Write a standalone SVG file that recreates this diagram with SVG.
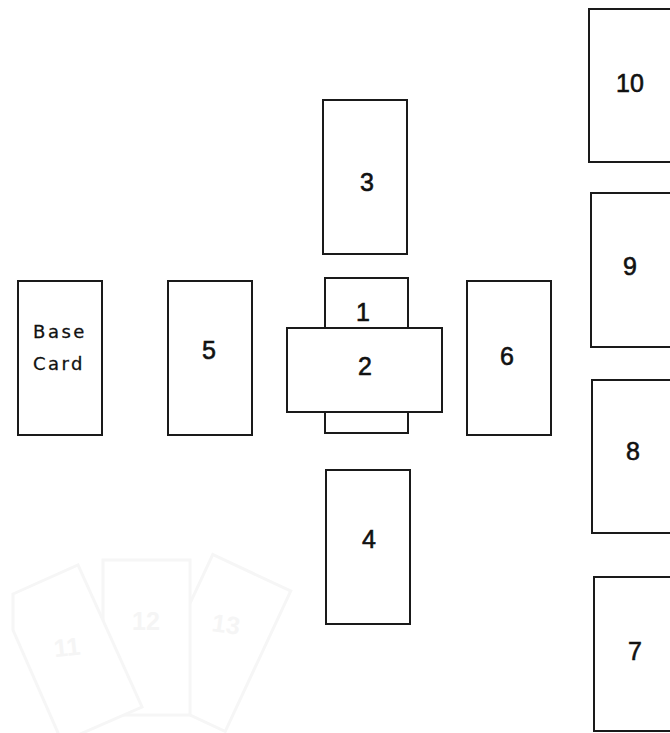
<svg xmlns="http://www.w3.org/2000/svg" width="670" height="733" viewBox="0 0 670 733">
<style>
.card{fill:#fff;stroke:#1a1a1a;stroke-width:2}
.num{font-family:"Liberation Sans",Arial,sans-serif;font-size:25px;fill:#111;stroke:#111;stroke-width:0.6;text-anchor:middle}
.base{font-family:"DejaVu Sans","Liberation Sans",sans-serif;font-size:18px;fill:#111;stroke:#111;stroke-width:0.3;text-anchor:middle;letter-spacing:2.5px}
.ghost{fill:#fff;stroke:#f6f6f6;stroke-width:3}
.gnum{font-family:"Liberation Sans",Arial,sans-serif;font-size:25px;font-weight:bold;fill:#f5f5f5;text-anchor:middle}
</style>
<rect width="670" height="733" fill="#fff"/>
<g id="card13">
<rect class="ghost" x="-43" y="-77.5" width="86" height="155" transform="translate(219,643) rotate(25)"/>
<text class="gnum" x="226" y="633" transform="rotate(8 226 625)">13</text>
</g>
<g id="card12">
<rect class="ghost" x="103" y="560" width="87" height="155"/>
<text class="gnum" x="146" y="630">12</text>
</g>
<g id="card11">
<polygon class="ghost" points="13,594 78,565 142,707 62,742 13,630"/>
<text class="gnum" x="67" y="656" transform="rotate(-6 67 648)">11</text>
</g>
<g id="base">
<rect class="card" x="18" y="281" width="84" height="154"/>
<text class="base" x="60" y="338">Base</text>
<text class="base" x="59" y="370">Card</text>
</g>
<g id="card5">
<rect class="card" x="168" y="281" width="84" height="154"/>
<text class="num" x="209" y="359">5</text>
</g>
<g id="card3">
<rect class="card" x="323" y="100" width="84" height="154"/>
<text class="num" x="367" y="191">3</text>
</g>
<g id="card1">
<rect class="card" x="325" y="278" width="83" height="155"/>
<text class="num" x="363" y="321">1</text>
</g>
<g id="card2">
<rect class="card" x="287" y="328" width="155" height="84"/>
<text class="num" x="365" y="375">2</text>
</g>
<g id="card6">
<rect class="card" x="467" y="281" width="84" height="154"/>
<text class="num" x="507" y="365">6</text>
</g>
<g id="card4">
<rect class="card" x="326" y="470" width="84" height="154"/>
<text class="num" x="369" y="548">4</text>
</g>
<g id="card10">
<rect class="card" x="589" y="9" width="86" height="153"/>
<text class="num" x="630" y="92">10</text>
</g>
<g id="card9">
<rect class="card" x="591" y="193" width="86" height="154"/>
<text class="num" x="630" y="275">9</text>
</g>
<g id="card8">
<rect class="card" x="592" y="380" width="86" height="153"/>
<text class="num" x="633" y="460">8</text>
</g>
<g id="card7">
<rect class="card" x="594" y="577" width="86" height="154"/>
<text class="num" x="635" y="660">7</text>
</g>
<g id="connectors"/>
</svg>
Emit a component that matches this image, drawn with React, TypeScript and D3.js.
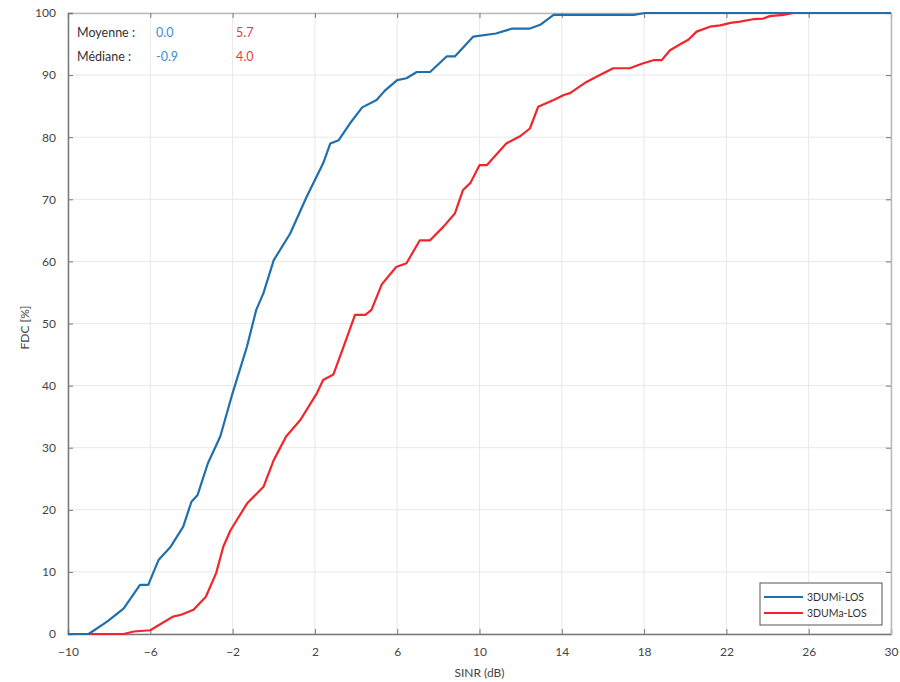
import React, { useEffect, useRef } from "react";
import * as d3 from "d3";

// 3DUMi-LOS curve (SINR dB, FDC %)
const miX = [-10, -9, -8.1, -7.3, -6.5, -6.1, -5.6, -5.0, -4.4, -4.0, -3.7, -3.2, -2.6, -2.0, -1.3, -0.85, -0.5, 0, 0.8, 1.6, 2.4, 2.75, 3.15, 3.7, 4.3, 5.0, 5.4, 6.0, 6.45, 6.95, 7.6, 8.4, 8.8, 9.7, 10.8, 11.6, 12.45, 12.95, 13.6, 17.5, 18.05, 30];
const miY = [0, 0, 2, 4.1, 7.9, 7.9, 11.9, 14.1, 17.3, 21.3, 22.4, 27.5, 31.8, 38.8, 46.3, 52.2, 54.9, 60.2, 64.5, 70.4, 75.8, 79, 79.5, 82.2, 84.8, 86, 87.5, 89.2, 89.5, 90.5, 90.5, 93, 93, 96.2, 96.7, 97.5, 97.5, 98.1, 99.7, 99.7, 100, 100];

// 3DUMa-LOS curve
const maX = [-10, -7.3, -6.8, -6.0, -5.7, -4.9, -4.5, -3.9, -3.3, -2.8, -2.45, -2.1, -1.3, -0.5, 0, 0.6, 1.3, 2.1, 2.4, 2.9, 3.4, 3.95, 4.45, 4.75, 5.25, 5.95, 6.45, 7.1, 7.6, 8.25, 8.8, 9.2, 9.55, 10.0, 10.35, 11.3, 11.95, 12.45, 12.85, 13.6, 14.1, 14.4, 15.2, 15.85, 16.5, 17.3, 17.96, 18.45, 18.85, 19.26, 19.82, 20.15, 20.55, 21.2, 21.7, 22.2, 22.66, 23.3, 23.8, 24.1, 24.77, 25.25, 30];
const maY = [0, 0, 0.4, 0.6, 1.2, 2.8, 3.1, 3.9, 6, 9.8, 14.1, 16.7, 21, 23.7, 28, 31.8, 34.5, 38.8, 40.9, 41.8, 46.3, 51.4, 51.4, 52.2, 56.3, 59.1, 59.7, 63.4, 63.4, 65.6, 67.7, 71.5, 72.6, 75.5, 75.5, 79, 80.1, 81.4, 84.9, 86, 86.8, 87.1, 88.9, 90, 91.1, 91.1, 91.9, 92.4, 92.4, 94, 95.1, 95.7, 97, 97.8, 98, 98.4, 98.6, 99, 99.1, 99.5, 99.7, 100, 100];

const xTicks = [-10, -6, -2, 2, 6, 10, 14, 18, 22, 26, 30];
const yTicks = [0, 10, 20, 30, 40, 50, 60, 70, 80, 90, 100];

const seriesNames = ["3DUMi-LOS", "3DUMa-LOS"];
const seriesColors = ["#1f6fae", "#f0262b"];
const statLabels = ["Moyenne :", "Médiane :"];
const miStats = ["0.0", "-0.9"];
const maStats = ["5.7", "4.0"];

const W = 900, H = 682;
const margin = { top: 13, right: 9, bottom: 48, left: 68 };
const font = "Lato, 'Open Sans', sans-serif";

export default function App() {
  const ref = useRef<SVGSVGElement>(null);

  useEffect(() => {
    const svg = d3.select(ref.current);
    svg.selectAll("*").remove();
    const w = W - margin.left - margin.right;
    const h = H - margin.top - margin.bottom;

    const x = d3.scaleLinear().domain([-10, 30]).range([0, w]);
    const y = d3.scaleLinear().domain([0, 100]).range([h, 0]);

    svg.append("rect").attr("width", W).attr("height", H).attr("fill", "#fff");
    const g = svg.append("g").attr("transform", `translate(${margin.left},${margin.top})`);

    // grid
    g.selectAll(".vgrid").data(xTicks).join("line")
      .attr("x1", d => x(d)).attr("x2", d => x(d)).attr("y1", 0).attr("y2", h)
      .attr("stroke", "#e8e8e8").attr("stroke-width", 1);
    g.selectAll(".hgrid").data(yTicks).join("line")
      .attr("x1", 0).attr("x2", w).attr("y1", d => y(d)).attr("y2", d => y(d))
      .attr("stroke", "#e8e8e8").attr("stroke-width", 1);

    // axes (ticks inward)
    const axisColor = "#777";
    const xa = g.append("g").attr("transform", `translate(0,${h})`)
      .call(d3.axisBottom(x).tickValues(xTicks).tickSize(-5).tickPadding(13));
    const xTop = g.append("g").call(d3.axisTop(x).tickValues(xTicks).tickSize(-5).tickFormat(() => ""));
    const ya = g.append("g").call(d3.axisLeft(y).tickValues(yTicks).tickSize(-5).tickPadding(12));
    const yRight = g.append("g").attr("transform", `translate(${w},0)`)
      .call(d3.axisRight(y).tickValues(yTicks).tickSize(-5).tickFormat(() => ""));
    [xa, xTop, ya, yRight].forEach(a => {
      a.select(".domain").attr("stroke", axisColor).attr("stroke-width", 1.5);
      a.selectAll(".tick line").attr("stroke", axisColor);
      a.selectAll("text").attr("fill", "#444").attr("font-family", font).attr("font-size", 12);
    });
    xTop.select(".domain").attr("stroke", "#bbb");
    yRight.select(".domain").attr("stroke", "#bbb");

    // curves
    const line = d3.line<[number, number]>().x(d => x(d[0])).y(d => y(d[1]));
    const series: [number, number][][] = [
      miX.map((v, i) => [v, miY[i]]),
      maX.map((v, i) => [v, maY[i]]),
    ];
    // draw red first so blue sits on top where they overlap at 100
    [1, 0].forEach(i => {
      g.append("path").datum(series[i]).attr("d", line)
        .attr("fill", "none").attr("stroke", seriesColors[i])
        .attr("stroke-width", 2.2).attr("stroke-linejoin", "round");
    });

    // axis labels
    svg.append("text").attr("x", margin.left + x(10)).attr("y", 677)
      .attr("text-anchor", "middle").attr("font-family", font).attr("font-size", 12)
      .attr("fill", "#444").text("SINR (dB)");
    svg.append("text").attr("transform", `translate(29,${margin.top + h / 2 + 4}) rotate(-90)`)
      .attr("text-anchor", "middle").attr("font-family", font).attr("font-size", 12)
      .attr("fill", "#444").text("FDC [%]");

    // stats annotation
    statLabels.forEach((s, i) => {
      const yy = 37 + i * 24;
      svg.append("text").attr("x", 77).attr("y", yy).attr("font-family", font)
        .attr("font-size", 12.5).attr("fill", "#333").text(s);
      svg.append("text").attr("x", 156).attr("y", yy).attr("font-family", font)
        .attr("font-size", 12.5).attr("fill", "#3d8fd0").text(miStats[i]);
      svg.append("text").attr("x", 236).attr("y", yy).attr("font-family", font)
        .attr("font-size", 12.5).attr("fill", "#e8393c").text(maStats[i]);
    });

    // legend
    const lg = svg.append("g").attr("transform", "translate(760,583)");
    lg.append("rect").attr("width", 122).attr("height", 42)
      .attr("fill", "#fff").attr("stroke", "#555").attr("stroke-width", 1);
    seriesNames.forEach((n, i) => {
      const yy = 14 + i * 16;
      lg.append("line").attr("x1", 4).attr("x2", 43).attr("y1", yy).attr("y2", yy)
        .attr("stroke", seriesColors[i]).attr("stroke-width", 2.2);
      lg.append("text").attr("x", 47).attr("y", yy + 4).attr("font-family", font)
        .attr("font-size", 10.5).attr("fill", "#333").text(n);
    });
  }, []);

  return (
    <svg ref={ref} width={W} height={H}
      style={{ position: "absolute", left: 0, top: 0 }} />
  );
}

+ + + + + + +

From the line containing "Emit a component" to the line containing "const ref = useRef<SVGSVGElement>(null);", both lines included, give the text again exactly, without any pictures.

Emit a component that matches this image, drawn with React, TypeScript and D3.js.
import React, { useEffect, useRef } from "react";
import * as d3 from "d3";

// 3DUMi-LOS curve (SINR dB, FDC %)
const miX = [-10, -9, -8.1, -7.3, -6.5, -6.1, -5.6, -5.0, -4.4, -4.0, -3.7, -3.2, -2.6, -2.0, -1.3, -0.85, -0.5, 0, 0.8, 1.6, 2.4, 2.75, 3.15, 3.7, 4.3, 5.0, 5.4, 6.0, 6.45, 6.95, 7.6, 8.4, 8.8, 9.7, 10.8, 11.6, 12.45, 12.95, 13.6, 17.5, 18.05, 30];
const miY = [0, 0, 2, 4.1, 7.9, 7.9, 11.9, 14.1, 17.3, 21.3, 22.4, 27.5, 31.8, 38.8, 46.3, 52.2, 54.9, 60.2, 64.5, 70.4, 75.8, 79, 79.5, 82.2, 84.8, 86, 87.5, 89.2, 89.5, 90.5, 90.5, 93, 93, 96.2, 96.7, 97.5, 97.5, 98.1, 99.7, 99.7, 100, 100];

// 3DUMa-LOS curve
const maX = [-10, -7.3, -6.8, -6.0, -5.7, -4.9, -4.5, -3.9, -3.3, -2.8, -2.45, -2.1, -1.3, -0.5, 0, 0.6, 1.3, 2.1, 2.4, 2.9, 3.4, 3.95, 4.45, 4.75, 5.25, 5.95, 6.45, 7.1, 7.6, 8.25, 8.8, 9.2, 9.55, 10.0, 10.35, 11.3, 11.95, 12.45, 12.85, 13.6, 14.1, 14.4, 15.2, 15.85, 16.5, 17.3, 17.96, 18.45, 18.85, 19.26, 19.82, 20.15, 20.55, 21.2, 21.7, 22.2, 22.66, 23.3, 23.8, 24.1, 24.77, 25.25, 30];
const maY = [0, 0, 0.4, 0.6, 1.2, 2.8, 3.1, 3.9, 6, 9.8, 14.1, 16.7, 21, 23.7, 28, 31.8, 34.5, 38.8, 40.9, 41.8, 46.3, 51.4, 51.4, 52.2, 56.3, 59.1, 59.7, 63.4, 63.4, 65.6, 67.7, 71.5, 72.6, 75.5, 75.5, 79, 80.1, 81.4, 84.9, 86, 86.8, 87.1, 88.9, 90, 91.1, 91.1, 91.9, 92.4, 92.4, 94, 95.1, 95.7, 97, 97.8, 98, 98.4, 98.6, 99, 99.1, 99.5, 99.7, 100, 100];

const xTicks = [-10, -6, -2, 2, 6, 10, 14, 18, 22, 26, 30];
const yTicks = [0, 10, 20, 30, 40, 50, 60, 70, 80, 90, 100];

const seriesNames = ["3DUMi-LOS", "3DUMa-LOS"];
const seriesColors = ["#1f6fae", "#f0262b"];
const statLabels = ["Moyenne :", "Médiane :"];
const miStats = ["0.0", "-0.9"];
const maStats = ["5.7", "4.0"];

const W = 900, H = 682;
const margin = { top: 13, right: 9, bottom: 48, left: 68 };
const font = "Lato, 'Open Sans', sans-serif";

export default function App() {
  const ref = useRef<SVGSVGElement>(null);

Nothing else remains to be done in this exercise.